Retype the data that follows line by line, exactly, and leave its pictures out.

### Source data

++++++++

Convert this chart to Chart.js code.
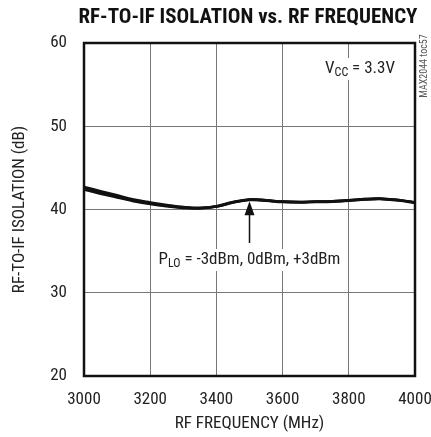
<!DOCTYPE html>
<html>
<head>
<meta charset="utf-8">
<script src="https://cdn.jsdelivr.net/npm/chart.js@4.4.0/dist/chart.umd.min.js"></script>
<style>
  html, body { margin: 0; padding: 0; background: #fff; }
</style>
</head>
<body>
<canvas id="chartIsolation" width="431" height="437"></canvas>
<script>
// RF frequency (MHz) and isolation (dB) for the three LO drive levels
const frequencies = [3000, 3050, 3100, 3150, 3200, 3250, 3300, 3350, 3400, 3450, 3500,
  3550, 3600, 3650, 3700, 3750, 3800, 3850, 3900, 3950, 4000];
const isolationM3 = [42.7, 42.2, 41.7, 41.2, 40.85, 40.55, 40.3, 40.2, 40.4, 40.9, 41.2,
  41.1, 40.95, 40.9, 40.95, 41.0, 41.1, 41.25, 41.3, 41.15, 40.85];
const isolation0 = [42.55, 42.05, 41.55, 41.1, 40.75, 40.45, 40.25, 40.15, 40.35, 40.85, 41.2,
  41.1, 40.95, 40.9, 40.95, 41.0, 41.1, 41.25, 41.3, 41.15, 40.85];
const isolationP3 = [42.4, 41.9, 41.45, 41.0, 40.65, 40.4, 40.2, 40.15, 40.35, 40.85, 41.15,
  41.05, 40.9, 40.85, 40.9, 40.95, 41.05, 41.2, 41.25, 41.1, 40.8];
const xTicks = [3000, 3200, 3400, 3600, 3800, 4000];
const yTicks = [20, 30, 40, 50, 60];

const FONT = "'Roboto Condensed', 'Liberation Sans', sans-serif";

const toPoints = (values) => values.map((v, i) => ({ x: frequencies[i], y: v }));

const lineSet = (values) => ({
  data: toPoints(values),
  borderColor: '#111',
  borderWidth: 2.6,
  pointRadius: 0,
  tension: 0.4,
  fill: false,
});

// text with a subscript after the first letter, on a white box
const subLabel = (ctx, cx, y, main, sub, rest) => {
  ctx.font = `17px ${FONT}`;
  const wMain = ctx.measureText(main).width;
  const wRest = ctx.measureText(rest).width;
  ctx.font = `12px ${FONT}`;
  const wSub = ctx.measureText(sub).width;
  const total = wMain + wSub + wRest;
  const x = cx - total / 2;
  ctx.fillStyle = '#fff';
  ctx.fillRect(x - 3, y - 15, total + 6, 22);
  ctx.fillStyle = '#222';
  ctx.textAlign = 'left';
  ctx.textBaseline = 'alphabetic';
  ctx.font = `17px ${FONT}`;
  ctx.fillText(main, x, y);
  ctx.font = `12px ${FONT}`;
  ctx.fillText(sub, x + wMain, y + 3);
  ctx.font = `17px ${FONT}`;
  ctx.fillText(rest, x + wMain + wSub, y);
};

const decorations = {
  id: 'decorations',
  afterDatasetsDraw(chart) {
    const { ctx, scales } = chart;
    const xs = scales.x;
    const ys = scales.y;
    ctx.save();

    subLabel(ctx, 360, 73, 'V', 'CC', ' = 3.3V');

    const ax = xs.getPixelForValue(3500);
    subLabel(ctx, ax, 264, 'P', 'LO', ' = -3dBm, 0dBm, +3dBm');

    // arrow pointing at the curves
    const tipY = ys.getPixelForValue(41.0);
    ctx.strokeStyle = '#111';
    ctx.lineWidth = 1.5;
    ctx.beginPath();
    ctx.moveTo(ax, tipY + 12);
    ctx.lineTo(ax, 243);
    ctx.stroke();
    ctx.fillStyle = '#111';
    ctx.beginPath();
    ctx.moveTo(ax, tipY);
    ctx.lineTo(ax - 5, tipY + 14);
    ctx.lineTo(ax + 5, tipY + 14);
    ctx.closePath();
    ctx.fill();

    ctx.restore();
  },
  afterDraw(chart) {
    const { ctx, chartArea } = chart;
    ctx.save();
    ctx.strokeStyle = '#111';
    ctx.lineWidth = 2.5;
    ctx.strokeRect(chartArea.left, chartArea.top, chartArea.right - chartArea.left, chartArea.bottom - chartArea.top);

    // title
    ctx.fillStyle = '#111';
    ctx.textAlign = 'center';
    ctx.textBaseline = 'middle';
    ctx.font = `bold 21px ${FONT}`;
    const title = 'RF-TO-IF ISOLATION vs. RF FREQUENCY';
    const tw = ctx.measureText(title).width;
    ctx.translate(248, 18);
    ctx.scale(Math.min(1, 339 / tw), 1);
    ctx.fillText(title, 0, 0);
    ctx.restore();

    // figure code
    ctx.save();
    ctx.translate(424, 66);
    ctx.rotate(-Math.PI / 2);
    ctx.textAlign = 'center';
    ctx.textBaseline = 'middle';
    ctx.font = `10px ${FONT}`;
    ctx.fillStyle = '#555';
    ctx.fillText('MAX2044 toc57', 0, 0);
    ctx.restore();
  },
};

const canvas = document.getElementById('chartIsolation');

const chartIsolation = new Chart(canvas, {
  type: 'line',
  data: {
    datasets: [lineSet(isolationM3), lineSet(isolation0), lineSet(isolationP3)],
  },
  options: {
    responsive: false,
    animation: false,
    layout: {
      padding: { top: 43, right: 16, left: 0, bottom: 0 },
    },
    plugins: {
      legend: { display: false },
      tooltip: { enabled: false },
    },
    scales: {
      x: {
        type: 'linear',
        min: 3000,
        max: 4000,
        afterFit: (scale) => {
          scale.height = 61;
          scale.paddingLeft = 0;
          scale.paddingRight = 0;
        },
        afterBuildTicks: (scale) => {
          scale.ticks = xTicks.map((v) => ({ value: v }));
        },
        ticks: {
          padding: 14,
          color: '#222',
          font: { family: FONT, size: 17 },
          maxRotation: 0,
          callback: (v) => String(v),
        },
        grid: { color: '#777', lineWidth: 1, drawTicks: false },
        border: { display: false },
        title: {
          display: true,
          text: 'RF FREQUENCY (MHz)',
          color: '#222',
          font: { family: FONT, size: 17 },
          padding: { top: 0, bottom: 3 },
        },
      },
      y: {
        min: 20,
        max: 60,
        afterFit: (scale) => {
          scale.width = 84;
          scale.paddingTop = 0;
          scale.paddingBottom = 0;
        },
        afterBuildTicks: (scale) => {
          scale.ticks = yTicks.map((v) => ({ value: v }));
        },
        ticks: {
          padding: 17,
          color: '#222',
          font: { family: FONT, size: 17 },
          callback: (v) => String(v),
        },
        grid: { color: '#777', lineWidth: 1, drawTicks: false },
        border: { display: false },
        title: {
          display: true,
          text: 'RF-TO-IF ISOLATION (dB)',
          color: '#222',
          font: { family: FONT, size: 17 },
          padding: { top: 10, bottom: 0 },
        },
      },
    },
  },
  plugins: [decorations],
});

chartIsolation.update();
</script>
</body>
</html>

++++++++

### Worked answer
Convert this chart to Chart.js code.
<!DOCTYPE html>
<html>
<head>
<meta charset="utf-8">
<script src="https://cdn.jsdelivr.net/npm/chart.js@4.4.0/dist/chart.umd.min.js"></script>
<style>
  html, body { margin: 0; padding: 0; background: #fff; }
</style>
</head>
<body>
<canvas id="chartIsolation" width="431" height="437"></canvas>
<script>
// RF frequency (MHz) and isolation (dB) for the three LO drive levels
const frequencies = [3000, 3050, 3100, 3150, 3200, 3250, 3300, 3350, 3400, 3450, 3500,
  3550, 3600, 3650, 3700, 3750, 3800, 3850, 3900, 3950, 4000];
const isolationM3 = [42.7, 42.2, 41.7, 41.2, 40.85, 40.55, 40.3, 40.2, 40.4, 40.9, 41.2,
  41.1, 40.95, 40.9, 40.95, 41.0, 41.1, 41.25, 41.3, 41.15, 40.85];
const isolation0 = [42.55, 42.05, 41.55, 41.1, 40.75, 40.45, 40.25, 40.15, 40.35, 40.85, 41.2,
  41.1, 40.95, 40.9, 40.95, 41.0, 41.1, 41.25, 41.3, 41.15, 40.85];
const isolationP3 = [42.4, 41.9, 41.45, 41.0, 40.65, 40.4, 40.2, 40.15, 40.35, 40.85, 41.15,
  41.05, 40.9, 40.85, 40.9, 40.95, 41.05, 41.2, 41.25, 41.1, 40.8];
const xTicks = [3000, 3200, 3400, 3600, 3800, 4000];
const yTicks = [20, 30, 40, 50, 60];

const FONT = "'Roboto Condensed', 'Liberation Sans', sans-serif";

const toPoints = (values) => values.map((v, i) => ({ x: frequencies[i], y: v }));

const lineSet = (values) => ({
  data: toPoints(values),
  borderColor: '#111',
  borderWidth: 2.6,
  pointRadius: 0,
  tension: 0.4,
  fill: false,
});

// text with a subscript after the first letter, on a white box
const subLabel = (ctx, cx, y, main, sub, rest) => {
  ctx.font = `17px ${FONT}`;
  const wMain = ctx.measureText(main).width;
  const wRest = ctx.measureText(rest).width;
  ctx.font = `12px ${FONT}`;
  const wSub = ctx.measureText(sub).width;
  const total = wMain + wSub + wRest;
  const x = cx - total / 2;
  ctx.fillStyle = '#fff';
  ctx.fillRect(x - 3, y - 15, total + 6, 22);
  ctx.fillStyle = '#222';
  ctx.textAlign = 'left';
  ctx.textBaseline = 'alphabetic';
  ctx.font = `17px ${FONT}`;
  ctx.fillText(main, x, y);
  ctx.font = `12px ${FONT}`;
  ctx.fillText(sub, x + wMain, y + 3);
  ctx.font = `17px ${FONT}`;
  ctx.fillText(rest, x + wMain + wSub, y);
};

const decorations = {
  id: 'decorations',
  afterDatasetsDraw(chart) {
    const { ctx, scales } = chart;
    const xs = scales.x;
    const ys = scales.y;
    ctx.save();

    subLabel(ctx, 360, 73, 'V', 'CC', ' = 3.3V');

    const ax = xs.getPixelForValue(3500);
    subLabel(ctx, ax, 264, 'P', 'LO', ' = -3dBm, 0dBm, +3dBm');

    // arrow pointing at the curves
    const tipY = ys.getPixelForValue(41.0);
    ctx.strokeStyle = '#111';
    ctx.lineWidth = 1.5;
    ctx.beginPath();
    ctx.moveTo(ax, tipY + 12);
    ctx.lineTo(ax, 243);
    ctx.stroke();
    ctx.fillStyle = '#111';
    ctx.beginPath();
    ctx.moveTo(ax, tipY);
    ctx.lineTo(ax - 5, tipY + 14);
    ctx.lineTo(ax + 5, tipY + 14);
    ctx.closePath();
    ctx.fill();

    ctx.restore();
  },
  afterDraw(chart) {
    const { ctx, chartArea } = chart;
    ctx.save();
    ctx.strokeStyle = '#111';
    ctx.lineWidth = 2.5;
    ctx.strokeRect(chartArea.left, chartArea.top, chartArea.right - chartArea.left, chartArea.bottom - chartArea.top);

    // title
    ctx.fillStyle = '#111';
    ctx.textAlign = 'center';
    ctx.textBaseline = 'middle';
    ctx.font = `bold 21px ${FONT}`;
    const title = 'RF-TO-IF ISOLATION vs. RF FREQUENCY';
    const tw = ctx.measureText(title).width;
    ctx.translate(248, 18);
    ctx.scale(Math.min(1, 339 / tw), 1);
    ctx.fillText(title, 0, 0);
    ctx.restore();

    // figure code
    ctx.save();
    ctx.translate(424, 66);
    ctx.rotate(-Math.PI / 2);
    ctx.textAlign = 'center';
    ctx.textBaseline = 'middle';
    ctx.font = `10px ${FONT}`;
    ctx.fillStyle = '#555';
    ctx.fillText('MAX2044 toc57', 0, 0);
    ctx.restore();
  },
};

const canvas = document.getElementById('chartIsolation');

const chartIsolation = new Chart(canvas, {
  type: 'line',
  data: {
    datasets: [lineSet(isolationM3), lineSet(isolation0), lineSet(isolationP3)],
  },
  options: {
    responsive: false,
    animation: false,
    layout: {
      padding: { top: 43, right: 16, left: 0, bottom: 0 },
    },
    plugins: {
      legend: { display: false },
      tooltip: { enabled: false },
    },
    scales: {
      x: {
        type: 'linear',
        min: 3000,
        max: 4000,
        afterFit: (scale) => {
          scale.height = 61;
          scale.paddingLeft = 0;
          scale.paddingRight = 0;
        },
        afterBuildTicks: (scale) => {
          scale.ticks = xTicks.map((v) => ({ value: v }));
        },
        ticks: {
          padding: 14,
          color: '#222',
          font: { family: FONT, size: 17 },
          maxRotation: 0,
          callback: (v) => String(v),
        },
        grid: { color: '#777', lineWidth: 1, drawTicks: false },
        border: { display: false },
        title: {
          display: true,
          text: 'RF FREQUENCY (MHz)',
          color: '#222',
          font: { family: FONT, size: 17 },
          padding: { top: 0, bottom: 3 },
        },
      },
      y: {
        min: 20,
        max: 60,
        afterFit: (scale) => {
          scale.width = 84;
          scale.paddingTop = 0;
          scale.paddingBottom = 0;
        },
        afterBuildTicks: (scale) => {
          scale.ticks = yTicks.map((v) => ({ value: v }));
        },
        ticks: {
          padding: 17,
          color: '#222',
          font: { family: FONT, size: 17 },
          callback: (v) => String(v),
        },
        grid: { color: '#777', lineWidth: 1, drawTicks: false },
        border: { display: false },
        title: {
          display: true,
          text: 'RF-TO-IF ISOLATION (dB)',
          color: '#222',
          font: { family: FONT, size: 17 },
          padding: { top: 10, bottom: 0 },
        },
      },
    },
  },
  plugins: [decorations],
});

chartIsolation.update();
</script>
</body>
</html>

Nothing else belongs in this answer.